USA Today's For the Win, "What's wrong with Steph Curry's leg, according to a medical expert"
By Nina Mandell
Steph Curry said on Tuesday that the Warriors training staff told him to expect it would take four weeks for his left shin contusion to heal — time he wasn’t going to take sitting on the bench. “I’m not going to sit out four weeks, so just got to figure out how to protect it while I’m out on the floor and keep playing,” he said (via ESPN). “We’ve done a good amount and just had a couple unlucky plays, and we’ll keep addressing it.”
So what’s exactly wrong with him? We spoke to Dr. Brion Gardner, an orthopedic surgeon at The Centers for Advanced Orthopaedics for some answers.

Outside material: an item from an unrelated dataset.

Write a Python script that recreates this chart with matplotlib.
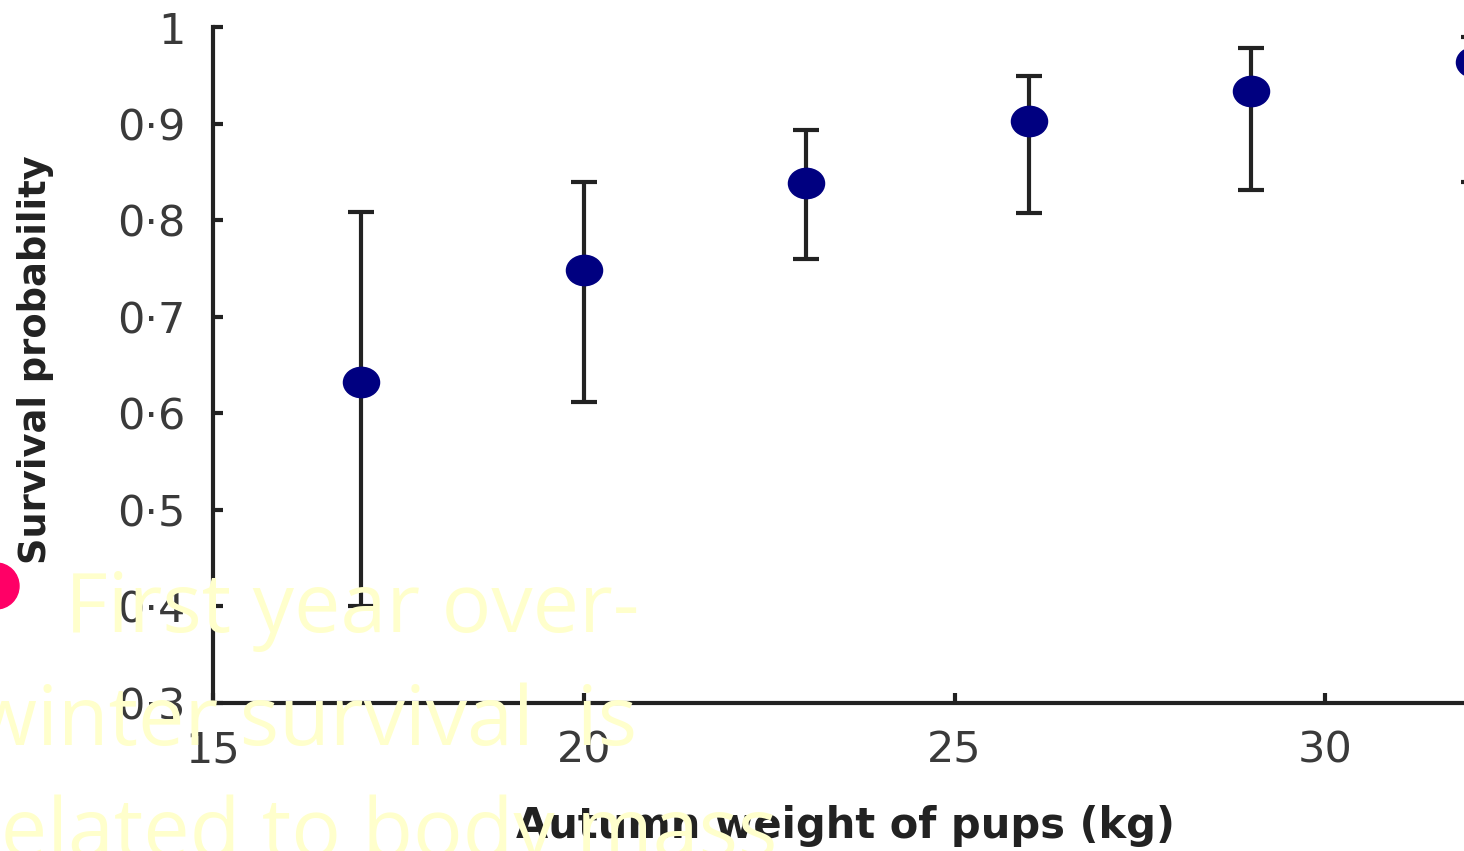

WHAT IS A LEFT SHIN CONTUSION?
It’s a “bruise of the muscles around the shin and in the most severe form can be a deep bone bruise,” said Gardner. “Which seems like what he may have. He had a direct blow to his shin and had some bruising on the lining around the bone.” It’s hard to say how severe the injury is without looking at it, but according to Gardner a left shin contusion “basically is just a fancy way of saying he was kicked in his shin” and suffered some bruising.
WHAT’S THE WORST CASE SCENARIO?
“In the worst case scenario a deep bone bruise in the shin is one level before a stress fracture and what makes it bad is it takes it a long time to heal,” Gardner said. “It generally doesn’t require surgery but it can be a prolonged period of time to heal. And again the worst case scenario is it can take several months to heal and the treatment is rest and avoiding impact activity which is difficult, if not impossible, in the middle of the basketball season.” That time frame for healing, of course, can be prolonged if Curry keeps playing on the worst-case scenario.

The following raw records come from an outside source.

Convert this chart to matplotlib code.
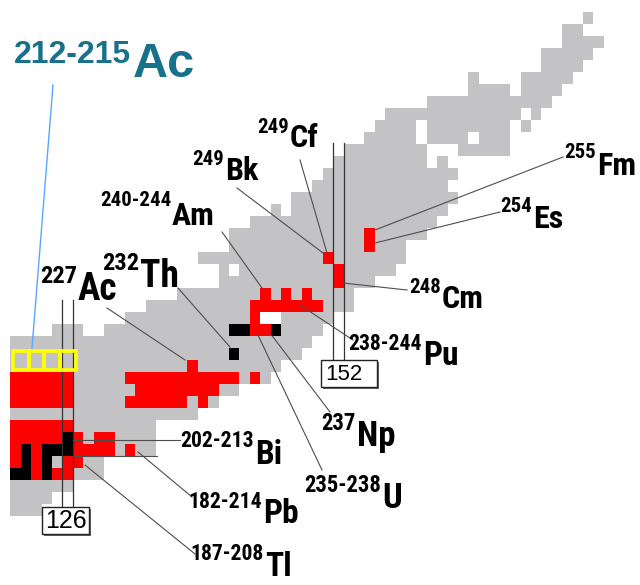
import matplotlib.pyplot as plt
import numpy as np
from matplotlib import font_manager as fm
from matplotlib.colors import ListedColormap
from matplotlib.patches import Rectangle

# one cell = one nuclide, N to the right, Z upward
CELL_W, CELL_H = 10.41, 12.0
N0, Z_TOP = 120.0, 119.975

# grey band of known nuclides: (Z, first N, last N)
grey_spans = [
    (118, 176, 176), (117, 174, 175), (116, 174, 177), (115, 172, 176),
    (114, 172, 175), (113, 165, 165), (113, 170, 174), (112, 165, 168),
    (112, 170, 173), (111, 161, 172), (110, 157, 169), (110, 171, 171),
    (109, 156, 159), (109, 161, 168), (109, 170, 170), (108, 155, 159),
    (108, 161, 164), (108, 166, 168), (107, 153, 160), (107, 164, 168),
    (106, 152, 160), (106, 162, 162), (105, 151, 163), (104, 150, 162),
    (103, 148, 163), (102, 146, 146), (102, 148, 162), (101, 144, 161),
    (100, 142, 160), (99, 142, 158), (98, 139, 158), (97, 141, 141),
    (97, 143, 157), (96, 141, 155), (95, 137, 153), (94, 134, 153),
    (93, 132, 144), (93, 147, 151), (92, 125, 127), (92, 130, 150),
    (91, 121, 149), (90, 121, 148), (89, 121, 146), (88, 121, 145),
    (87, 121, 142), (86, 121, 140), (85, 121, 138), (84, 121, 134),
    (83, 121, 134), (82, 121, 134), (81, 121, 129), (80, 121, 129),
    (79, 121, 126), (78, 121, 124), (77, 121, 123),
]

# nuclides found in nature (red) and primordial (black)
red_spans = [
    (92, 144, 145), (88, 121, 126), (88, 132, 142), (88, 144, 144),
    (87, 121, 126), (87, 133, 140), (86, 121, 126), (86, 132, 137),
    (86, 139, 139), (84, 121, 126), (83, 121, 125), (83, 127, 127),
    (83, 129, 130), (82, 121, 121), (82, 123, 123), (82, 127, 130),
    (82, 132, 132), (81, 121, 121), (81, 123, 123), (81, 126, 127),
    (80, 123, 123), (80, 125, 126),
]
black_spans = [
    (92, 142, 143), (92, 146, 146), (83, 126, 126), (82, 122, 122),
    (82, 124, 126), (81, 122, 122), (81, 124, 124), (80, 121, 122),
    (80, 124, 124),
]

# labelled isotopes: symbol, Z, mass numbers
elem_z = {'Ac': 89, 'Th': 90, 'U': 92, 'Np': 93, 'Pu': 94, 'Am': 95,
          'Cm': 96, 'Bk': 97, 'Cf': 98, 'Es': 99, 'Fm': 100,
          'Tl': 81, 'Pb': 82, 'Bi': 83}
single_red = [('Fm', 255), ('Es', 254), ('Cf', 249), ('Bk', 249),
              ('Cm', 248), ('Ac', 227), ('Np', 237)]
single_black = [('Th', 232)]
pu_masses = (238, 244)
am_masses = [240, 242, 244]
ac_boxes = [212, 213, 214, 215]

mass_text = ['227', '232', '240-244', '249', '249', '255', '254', '248',
             '238-244', '237', '235-238', '202-213', '182-214', '187-208']
sym_text = ['Ac', 'Th', 'Am', 'Bk', 'Cf', 'Fm', 'Es', 'Cm',
            'Pu', 'Np', 'U', 'Bi', 'Pb', 'Tl']
# symbol left x, symbol baseline, superscript baseline, font size, leader from, leader to (pixels)
label_layout = [
    (78, 300, 283, 27, (107, 308), (185, 360)),
    (140, 287, 270, 27, (178, 288), (230, 347)),
    (172, 225, 206, 23, (222, 232), (262, 288)),
    (225, 180, 165, 23, (237, 188), (323, 253)),
    (290, 147, 133, 23, (300, 160), (327, 253)),
    (597, 175, 158, 23, (563, 157), (375, 230)),
    (533, 228, 212, 23, (500, 212), (375, 243)),
    (442, 308, 293, 23, (407, 290), (343, 283)),
    (423, 365, 350, 24, (353, 340), (300, 305)),
    (357, 446, 430, 25, (330, 412), (270, 333)),
    (382, 508, 492, 25, (322, 470), (257, 333)),
    (255, 464, 447, 24, (180, 440), (73, 440)),
    (263, 523, 508, 24, (192, 497), (138, 452)),
    (265, 576, 560, 24, (195, 554), (85, 465)),
]

GREY, RED = '#c3c3c6', '#ff0000'


def narrow_bold_font():
    """pick a bold narrow/condensed sans face if one is installed"""
    prefs = ['Liberation Sans Narrow', 'Arial Narrow', 'Roboto Condensed',
             'Noto Sans', 'Open Sans', 'DejaVu Sans']
    best, best_rank = None, len(prefs) + 1
    for f in fm.fontManager.ttflist:
        w = f.weight if isinstance(f.weight, int) else fm.weight_dict.get(f.weight, 400)
        narrow = ('Narrow' in f.name or 'Condensed' in f.name
                  or f.stretch in ('condensed', 'semi-condensed'))
        if not narrow or w < 600 or f.style != 'normal':
            continue
        rank = next((i for i, p in enumerate(prefs) if f.name.startswith(p)), len(prefs))
        if rank < best_rank:
            best, best_rank = f, rank
    if best is None:
        return fm.FontProperties(family='Liberation Sans', weight='bold'), 0.84
    return fm.FontProperties(fname=best.fname), 1.0


NARROW, SIZE_K = narrow_bold_font()


def px(x, y):
    """figure pixel (from top left) to (N, Z) chart coordinates"""
    return N0 + x / CELL_W, Z_TOP - y / CELL_H


n_edges = np.arange(120, 182)
z_edges = np.arange(76, 120)
grid = np.zeros((len(z_edges) - 1, len(n_edges) - 1), dtype=int)


def paint(spans, code):
    for z, a, b in spans:
        grid[z - 76, a - 120:b - 119] = code


paint(grey_spans, 1)
paint(red_spans, 2)
paint(black_spans, 3)
for sym, a in single_red:
    z = elem_z[sym]
    paint([(z, a - z, a - z)], 2)
for sym, a in single_black:
    z = elem_z[sym]
    paint([(z, a - z, a - z)], 3)
paint([(94, pu_masses[0] - 94, pu_masses[1] - 94)], 2)
for a in am_masses:
    paint([(95, a - 95, a - 95)], 2)

fig = plt.figure(figsize=(6.4, 5.85), dpi=100)
ax = fig.add_axes([0, 0, 1, 1])
cmap = ListedColormap(['white', GREY, RED, 'black'])
ax.pcolormesh(n_edges, z_edges, grid, cmap=cmap, vmin=-0.5, vmax=3.5,
              edgecolors='none', antialiased=False)
ax.set_xlim(N0, N0 + 640 / CELL_W)
ax.set_ylim(Z_TOP - 585 / CELL_H, Z_TOP)
ax.axis('off')

# magic neutron numbers 126 and 152
for n, top, box_y, box_x, box_w in [(126, 300, 507, 42, 47), (152, 143, 360, 321, 56)]:
    y0, y1 = px(0, top)[1], px(0, box_y)[1]
    for edge in (n, n + 1):
        ax.plot([edge, edge], [y0, y1], color='#333333', lw=0.9, zorder=3)
    bx, by = px(box_x, box_y + 27)
    ax.add_patch(Rectangle((bx + 0.2, by - 0.15), box_w / CELL_W, 27 / CELL_H,
                           facecolor='#666666', edgecolor='none', zorder=4))
    ax.add_patch(Rectangle((bx, by), box_w / CELL_W, 27 / CELL_H,
                           facecolor='white', edgecolor='#222222', lw=1, zorder=5))
    if n == 126:
        ax.text(*px(box_x + box_w / 2, box_y + 14), str(n), fontsize=18,
                ha='center', va='center', family='Liberation Sans', zorder=6)
    else:
        ax.text(*px(box_x + 4, box_y + 14), str(n), fontsize=16, ha='left',
                va='center', family='Liberation Sans', zorder=6)

# second Bi leader
ax.plot(*zip(px(73, 456), px(157, 456)), color='#4d4d4d', lw=0.8, zorder=3)

for mass, sym, (sx, sy, supy, fs, p0, p1) in zip(mass_text, sym_text, label_layout):
    ax.plot(*zip(px(*p0), px(*p1)), color='#4d4d4d', lw=0.8, zorder=3)
    ax.text(*px(sx, sy), sym, fontproperties=NARROW, fontsize=fs * SIZE_K,
            ha='left', va='baseline', zorder=6)
    ax.text(*px(sx - 1, supy), mass, fontproperties=NARROW,
            fontsize=fs * 0.65 * SIZE_K, ha='right', va='baseline', zorder=6)

# Ac 212-215 highlight
bw = (76 - 12.7) / CELL_W / len(ac_boxes)
bx0, by0 = px(12.7, 370)
for i, a in enumerate(ac_boxes):
    ax.add_patch(Rectangle((bx0 + i * bw, by0), bw, 19 / CELL_H, facecolor='none',
                           edgecolor='#ffff00', lw=2.6, zorder=4))
ax.plot(*zip(px(53, 85), px(32, 348)), color='#5aa5ff', lw=1, zorder=3)
teal = '#17718b'
ax.text(*px(133, 77), 'Ac', fontsize=35, fontweight='bold', color=teal,
        ha='left', va='baseline', family='Liberation Sans')
ax.text(*px(131, 63), f'{ac_boxes[0]}-{ac_boxes[-1]}', fontsize=23, fontweight='bold',
        color=teal, ha='right', va='baseline', family='Liberation Sans')

fig.savefig('out.png', dpi=100)
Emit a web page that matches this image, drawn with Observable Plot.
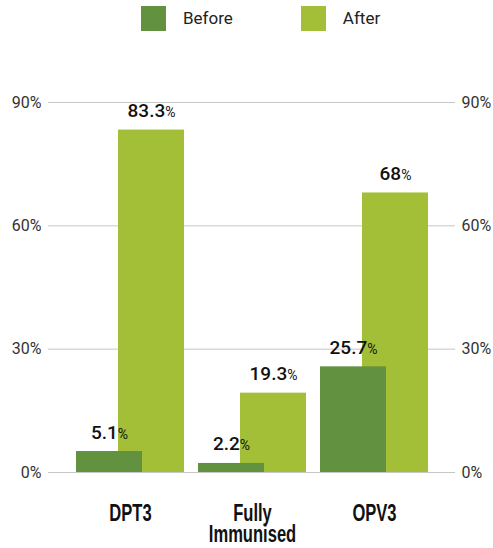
<!DOCTYPE html>
<html>
<head>
<meta charset="utf-8">
<script src="https://cdn.jsdelivr.net/npm/d3@7"></script>
<script src="https://cdn.jsdelivr.net/npm/@observablehq/plot@0.6"></script>
<style>
  html, body { margin: 0; padding: 0; background: #fff; }
  #wrap { position: relative; width: 493px; height: 548px; }
  #legend { position: absolute; top: 6px; left: 141px; display: flex; align-items: center;
            font-family: Roboto, sans-serif; font-size: 17px; color: #222; }
  #legend .sw { width: 25px; height: 25px; margin-right: 17px; }
  #legend .lb { margin-right: 68px; line-height: 25px; }
  #chart { position: absolute; top: 0; left: 0; }
</style>
</head>
<body>
<div id="wrap">
  <div id="chart"></div>
  <div id="legend"></div>
</div>
<script>
const categories = ["DPT3", "Fully Immunised", "OPV3"];
const before = [5.1, 2.2, 25.7];
const after = [83.3, 19.3, 68];
const seriesNames = ["Before", "After"];
const seriesColors = ["#629140", "#a3bf38"];
const yTicks = [0, 30, 60, 90];

const beforeData = categories.map((c, i) => ({category: c, value: before[i]}));
const afterData = categories.map((c, i) => ({category: c, value: after[i]}));

// legend
const legend = document.getElementById("legend");
seriesNames.forEach((n, i) => {
  const sw = document.createElement("div");
  sw.className = "sw";
  sw.style.background = seriesColors[i];
  const lb = document.createElement("div");
  lb.className = "lb";
  lb.textContent = n;
  legend.appendChild(sw);
  legend.appendChild(lb);
});

const labelFont = {fontSize: 19, fontWeight: 500, fill: "#111", lineAnchor: "bottom", dy: -13, className: "vlabel"};

const plot = Plot.plot({
  width: 493,
  height: 548,
  marginLeft: 48,
  marginRight: 38,
  marginTop: 102,
  marginBottom: 76,
  style: {fontFamily: "Roboto, sans-serif", background: "#fff", overflow: "visible"},
  x: {type: "band", domain: categories, paddingInner: 0, paddingOuter: 0.16},
  y: {domain: [0, 90], ticks: yTicks},
  marks: [
    Plot.ruleY(yTicks, {stroke: "#c6c6c6", strokeWidth: 1}),
    Plot.barY(afterData, {x: "category", y: "value", fill: seriesColors[1], insetLeft: 49, insetRight: 7}),
    Plot.barY(beforeData, {x: "category", y: "value", fill: seriesColors[0], insetLeft: 7, insetRight: 49}),
    Plot.text(beforeData, {x: "category", y: "value", text: d => String(d.value), dx: -21, ...labelFont}),
    Plot.text(afterData, {x: "category", y: "value", text: d => String(d.value), dx: 21, ...labelFont}),
    Plot.axisY({anchor: "left", ticks: yTicks, tickFormat: d => d + "%", tickSize: 0, tickPadding: 7,
                fontSize: 16, fill: "#333", label: null}),
    Plot.axisY({anchor: "right", ticks: yTicks, tickFormat: d => d + "%", tickSize: 0, tickPadding: 6,
                fontSize: 16, fill: "#333", label: null}),
    Plot.axisX({tickSize: 0, tickPadding: 33, tickFormat: d => d.replace(" ", "\n"), className: "xlab",
                fontSize: 24, fontWeight: "bold", fill: "#111", lineHeight: 0.9, label: null,
                fontFamily: "'Liberation Sans', Arial, sans-serif"})
  ]
});

document.getElementById("chart").appendChild(plot);

// add the smaller "%" to value labels
d3.select(plot).selectAll(".vlabel text").each(function() {
  const t = this.textContent;
  this.textContent = t;
  d3.select(this).append("tspan").attr("font-size", 14).attr("font-weight", 400).text("%");
});

// condense the category labels horizontally
const squeeze = 0.69;
d3.select(plot).selectAll(".xlab text").each(function() {
  const tr = this.getAttribute("transform");
  if (tr) {
    this.setAttribute("transform", tr + ` scale(${squeeze},1)`);
  } else {
    const parts = this.querySelectorAll("tspan");
    const els = parts.length ? Array.from(parts) : [this];
    els.forEach(el => {
      const L = el.getComputedTextLength();
      el.setAttribute("textLength", L * squeeze);
      el.setAttribute("lengthAdjust", "spacingAndGlyphs");
    });
  }
});
</script>
</body>
</html>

AND IF IT’S JUST A MINOR OR MODERATE BRUISE?
“It should heal faster,” said Gardner. “I think if it’s he got kicked in the shin and not a deep bone bruise that would show up on an MRI … the four-week time frame is a realistic expectation that with four weeks of rest and/or physical therapy then it should heal up.”
SO IS IT A BAD IDEA FOR HIM TO KEEP PLAYING?
Not really, said Gardner. “It’s really the amount of pain hes experiencing will determine [if he can play]. If he’s having pain but he’s willing to play, I don’t think anyone would have a problem with him playing.” Curry, it should be noted, has left games in pain when it comes in hard contact with another player on the court — for example, when he hit his shin on Roy Hibbert’s leg against the Lakers.